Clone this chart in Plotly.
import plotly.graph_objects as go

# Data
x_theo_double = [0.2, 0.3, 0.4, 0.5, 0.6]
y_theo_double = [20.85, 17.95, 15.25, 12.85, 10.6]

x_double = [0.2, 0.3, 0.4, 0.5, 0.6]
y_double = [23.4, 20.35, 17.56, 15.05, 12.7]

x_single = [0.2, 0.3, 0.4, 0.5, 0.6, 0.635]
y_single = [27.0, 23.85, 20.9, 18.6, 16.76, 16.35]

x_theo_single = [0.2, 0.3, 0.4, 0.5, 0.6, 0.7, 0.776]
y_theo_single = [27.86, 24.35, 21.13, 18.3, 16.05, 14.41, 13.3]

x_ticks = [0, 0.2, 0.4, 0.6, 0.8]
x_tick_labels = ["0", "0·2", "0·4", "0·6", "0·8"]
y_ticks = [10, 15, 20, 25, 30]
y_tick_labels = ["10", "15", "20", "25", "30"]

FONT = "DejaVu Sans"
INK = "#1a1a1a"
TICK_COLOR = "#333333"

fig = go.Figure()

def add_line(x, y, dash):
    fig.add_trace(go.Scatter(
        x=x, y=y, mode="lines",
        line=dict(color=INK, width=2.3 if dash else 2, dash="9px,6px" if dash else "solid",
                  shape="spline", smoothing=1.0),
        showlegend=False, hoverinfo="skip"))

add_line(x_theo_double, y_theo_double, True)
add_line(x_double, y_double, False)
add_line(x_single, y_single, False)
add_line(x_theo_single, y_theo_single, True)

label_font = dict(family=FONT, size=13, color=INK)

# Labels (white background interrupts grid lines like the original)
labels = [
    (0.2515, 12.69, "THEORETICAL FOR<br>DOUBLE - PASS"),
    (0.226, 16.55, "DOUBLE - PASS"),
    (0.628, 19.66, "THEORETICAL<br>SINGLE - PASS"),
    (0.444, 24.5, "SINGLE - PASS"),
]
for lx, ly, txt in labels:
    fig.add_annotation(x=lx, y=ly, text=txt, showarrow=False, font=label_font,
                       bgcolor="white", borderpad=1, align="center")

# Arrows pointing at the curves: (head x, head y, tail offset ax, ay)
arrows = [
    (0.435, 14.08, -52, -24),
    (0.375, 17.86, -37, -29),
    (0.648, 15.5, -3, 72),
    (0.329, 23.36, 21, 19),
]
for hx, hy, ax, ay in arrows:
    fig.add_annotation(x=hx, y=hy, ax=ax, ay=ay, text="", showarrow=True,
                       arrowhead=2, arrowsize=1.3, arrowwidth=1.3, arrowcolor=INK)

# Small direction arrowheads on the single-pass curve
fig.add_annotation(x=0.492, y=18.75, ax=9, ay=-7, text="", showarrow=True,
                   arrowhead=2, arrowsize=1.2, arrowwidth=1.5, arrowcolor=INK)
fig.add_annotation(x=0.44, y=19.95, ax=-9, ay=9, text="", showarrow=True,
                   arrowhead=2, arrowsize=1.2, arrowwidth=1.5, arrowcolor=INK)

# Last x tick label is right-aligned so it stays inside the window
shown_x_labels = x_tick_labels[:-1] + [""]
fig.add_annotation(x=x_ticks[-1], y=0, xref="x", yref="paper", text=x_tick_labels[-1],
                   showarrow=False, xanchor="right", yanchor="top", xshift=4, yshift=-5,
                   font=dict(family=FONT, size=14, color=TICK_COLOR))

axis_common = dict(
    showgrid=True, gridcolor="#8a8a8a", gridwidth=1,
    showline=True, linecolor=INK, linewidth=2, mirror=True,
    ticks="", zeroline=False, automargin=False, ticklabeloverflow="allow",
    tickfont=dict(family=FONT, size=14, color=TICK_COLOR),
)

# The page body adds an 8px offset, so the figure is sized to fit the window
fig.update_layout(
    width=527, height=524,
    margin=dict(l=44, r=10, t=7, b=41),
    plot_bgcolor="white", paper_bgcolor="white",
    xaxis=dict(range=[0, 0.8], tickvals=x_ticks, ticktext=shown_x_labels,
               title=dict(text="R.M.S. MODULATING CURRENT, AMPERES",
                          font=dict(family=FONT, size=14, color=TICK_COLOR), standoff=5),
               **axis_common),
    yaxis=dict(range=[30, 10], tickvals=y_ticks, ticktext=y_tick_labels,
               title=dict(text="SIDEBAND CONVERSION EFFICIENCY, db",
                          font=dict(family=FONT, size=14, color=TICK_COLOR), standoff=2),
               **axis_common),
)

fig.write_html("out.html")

#####

EXERCISE DIRECTIONS – Print only the lines that run from the start of the listing to the line bearing "fig = go.Figure()"; please keep the first line and that last one, exactly as they appear.

SOLUTION FOR THIS EXERCISE –
Clone this chart in Plotly.
import plotly.graph_objects as go

# Data
x_theo_double = [0.2, 0.3, 0.4, 0.5, 0.6]
y_theo_double = [20.85, 17.95, 15.25, 12.85, 10.6]

x_double = [0.2, 0.3, 0.4, 0.5, 0.6]
y_double = [23.4, 20.35, 17.56, 15.05, 12.7]

x_single = [0.2, 0.3, 0.4, 0.5, 0.6, 0.635]
y_single = [27.0, 23.85, 20.9, 18.6, 16.76, 16.35]

x_theo_single = [0.2, 0.3, 0.4, 0.5, 0.6, 0.7, 0.776]
y_theo_single = [27.86, 24.35, 21.13, 18.3, 16.05, 14.41, 13.3]

x_ticks = [0, 0.2, 0.4, 0.6, 0.8]
x_tick_labels = ["0", "0·2", "0·4", "0·6", "0·8"]
y_ticks = [10, 15, 20, 25, 30]
y_tick_labels = ["10", "15", "20", "25", "30"]

FONT = "DejaVu Sans"
INK = "#1a1a1a"
TICK_COLOR = "#333333"

fig = go.Figure()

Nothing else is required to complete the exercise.